The moment when a startup start to look for investors to raise money is emblematic. It means that the business has potential to grow stronger and is ready to prove its value now and in the next years. As the beginning may be confusing and stressful, we build a simple guide to start this journey.
The tips listed in this article are inspired by a series written by the technology lawyer and strategic business advisor Daniel Glazer to the Tech City UK website.
What US VCs require to invest in a foreign company?
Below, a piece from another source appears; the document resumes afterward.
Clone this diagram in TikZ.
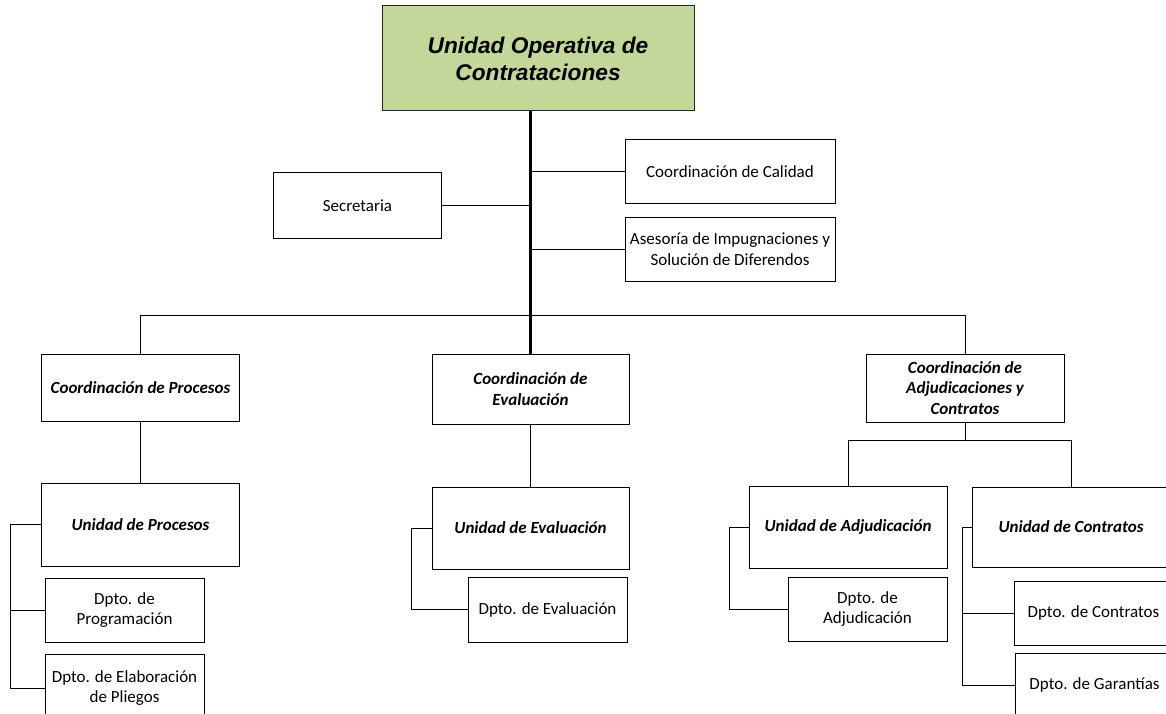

First, it is important to prove a connection with the North-American market. Without demand from US customers and/or from business partners, or no proof of successful operations in the country, it will be hard to convince a venture capital firm to finance a foreign business. The claim is specially true for early-stage startups.
How to approach VC firms?
A fundamental starting point is to identify the VCs that are most likely to be interested in your business. They will bring expertise in the sector, networks and cash.
To find them, identify who are the VCs doing constant investments in the sector, at companies in stages of development similar to you. It may lead to groups that already invested all the money they wanted and will challenge you to prove your value in relation to other companies in the industry. But it can also bring high-qualified specialists to your side.
Attend conferences, conventions and other where investors interested in your sector are expected to attend. Be prepared to pitch and build a network with specialists and professional advisors.
If it is hard to have a spontaneous meeting with a large investor, book a coffee in advance. Take advantage of trade missions and learning expeditions to enlarge your network. Be strong!